Supplied information:
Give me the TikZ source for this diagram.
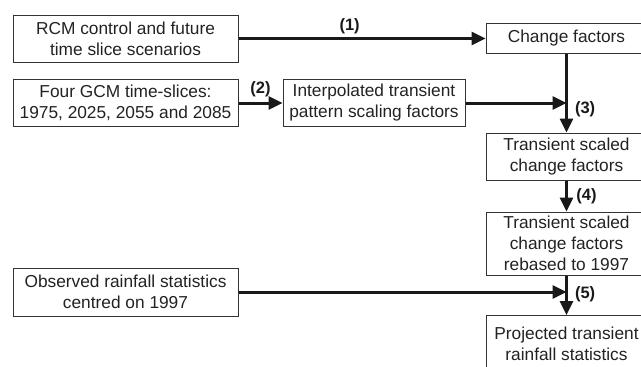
\documentclass[tikz,border=0pt]{standalone}
\usepackage{fontspec}
\setmainfont{Liberation Sans}
\usetikzlibrary{arrows.meta,positioning}
\definecolor{boxline}{HTML}{333333}
\definecolor{boxtext}{HTML}{222222}
\tikzset{
mybox/.style={
  rectangle,
  draw=boxline,
  line width=1pt,
  text=boxtext,
  align=center,
  inner sep=0pt,
  font=\fontsize{17.3}{21}\selectfont
  },
mylink/.style={
  draw=black!90,
  line width=3pt,
  -{Triangle[length=14pt,width=13pt]}
  },
steplabel/.style={
  text=black!90,
  font=\fontsize{16.5}{20}\selectfont\bfseries
  }
}
\begin{document}
\begin{tikzpicture}[x=1pt,y=-1pt]
\clip (0,0) rectangle (641,367);
\node[mybox,minimum width=225,minimum height=47] (rcm) at (125.5,38.5)
  {RCM control and future\\time slice scenarios};
\node[mybox,minimum width=225,minimum height=47] (gcm) at (125.5,103)
  {Four GCM time-slices:\\1975, 2025, 2055 and 2085};
\node[mybox,minimum width=182,minimum height=47] (interp) at (374,103)
  {Interpolated transient\\pattern scaling factors};
\node[mybox,minimum width=225,minimum height=48] (obs) at (125.5,292)
  {Observed rainfall statistics\\centred on 1997};
\node[mybox,minimum width=161,minimum height=30] (chg) at (566.5,38.5)
  {Change factors};
\node[mybox,minimum width=161,minimum height=47] (tsc) at (566.5,156.5)
  {Transient scaled\\change factors};
\node[mybox,minimum width=161,minimum height=63] (reb) at (566.5,243.5)
  {Transient scaled\\change factors\\rebased to 1997};
\node[mybox,minimum width=161,minimum height=56,anchor=north] (proj) at (566.5,315)
  {Projected transient\\rainfall statistics};
\coordinate (m3) at (chg.south |- interp.east);
\coordinate (m5) at (chg.south |- obs.east);
\draw[mylink] (rcm) -- node[steplabel,above,pos=0.45] {(1)} (chg);
\draw[mylink] (gcm) -- node[steplabel,above=1pt] {(2)} (interp);
\draw[mylink] (interp) -- (m3);
\draw[mylink] (chg) -- (tsc);
\draw[mylink] (tsc) -- node[steplabel,right=5pt] {(4)} (reb);
\draw[mylink] (obs) -- (m5);
\draw[mylink] (reb) -- (proj);
\node[steplabel,right=5pt of m3,yshift=-6pt] (lab3) {(3)};
\node[steplabel,right=5pt of m5,yshift=-2pt] (lab5) {(5)};
\end{tikzpicture}
\end{document}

What you will do:
Reproduce the listing above exactly, excluding all pictures.

The result:
Give me the TikZ source for this diagram.
\documentclass[tikz,border=0pt]{standalone}
\usepackage{fontspec}
\setmainfont{Liberation Sans}
\usetikzlibrary{arrows.meta,positioning}
\definecolor{boxline}{HTML}{333333}
\definecolor{boxtext}{HTML}{222222}
\tikzset{
mybox/.style={
  rectangle,
  draw=boxline,
  line width=1pt,
  text=boxtext,
  align=center,
  inner sep=0pt,
  font=\fontsize{17.3}{21}\selectfont
  },
mylink/.style={
  draw=black!90,
  line width=3pt,
  -{Triangle[length=14pt,width=13pt]}
  },
steplabel/.style={
  text=black!90,
  font=\fontsize{16.5}{20}\selectfont\bfseries
  }
}
\begin{document}
\begin{tikzpicture}[x=1pt,y=-1pt]
\clip (0,0) rectangle (641,367);
\node[mybox,minimum width=225,minimum height=47] (rcm) at (125.5,38.5)
  {RCM control and future\\time slice scenarios};
\node[mybox,minimum width=225,minimum height=47] (gcm) at (125.5,103)
  {Four GCM time-slices:\\1975, 2025, 2055 and 2085};
\node[mybox,minimum width=182,minimum height=47] (interp) at (374,103)
  {Interpolated transient\\pattern scaling factors};
\node[mybox,minimum width=225,minimum height=48] (obs) at (125.5,292)
  {Observed rainfall statistics\\centred on 1997};
\node[mybox,minimum width=161,minimum height=30] (chg) at (566.5,38.5)
  {Change factors};
\node[mybox,minimum width=161,minimum height=47] (tsc) at (566.5,156.5)
  {Transient scaled\\change factors};
\node[mybox,minimum width=161,minimum height=63] (reb) at (566.5,243.5)
  {Transient scaled\\change factors\\rebased to 1997};
\node[mybox,minimum width=161,minimum height=56,anchor=north] (proj) at (566.5,315)
  {Projected transient\\rainfall statistics};
\coordinate (m3) at (chg.south |- interp.east);
\coordinate (m5) at (chg.south |- obs.east);
\draw[mylink] (rcm) -- node[steplabel,above,pos=0.45] {(1)} (chg);
\draw[mylink] (gcm) -- node[steplabel,above=1pt] {(2)} (interp);
\draw[mylink] (interp) -- (m3);
\draw[mylink] (chg) -- (tsc);
\draw[mylink] (tsc) -- node[steplabel,right=5pt] {(4)} (reb);
\draw[mylink] (obs) -- (m5);
\draw[mylink] (reb) -- (proj);
\node[steplabel,right=5pt of m3,yshift=-6pt] (lab3) {(3)};
\node[steplabel,right=5pt of m5,yshift=-2pt] (lab5) {(5)};
\end{tikzpicture}
\end{document}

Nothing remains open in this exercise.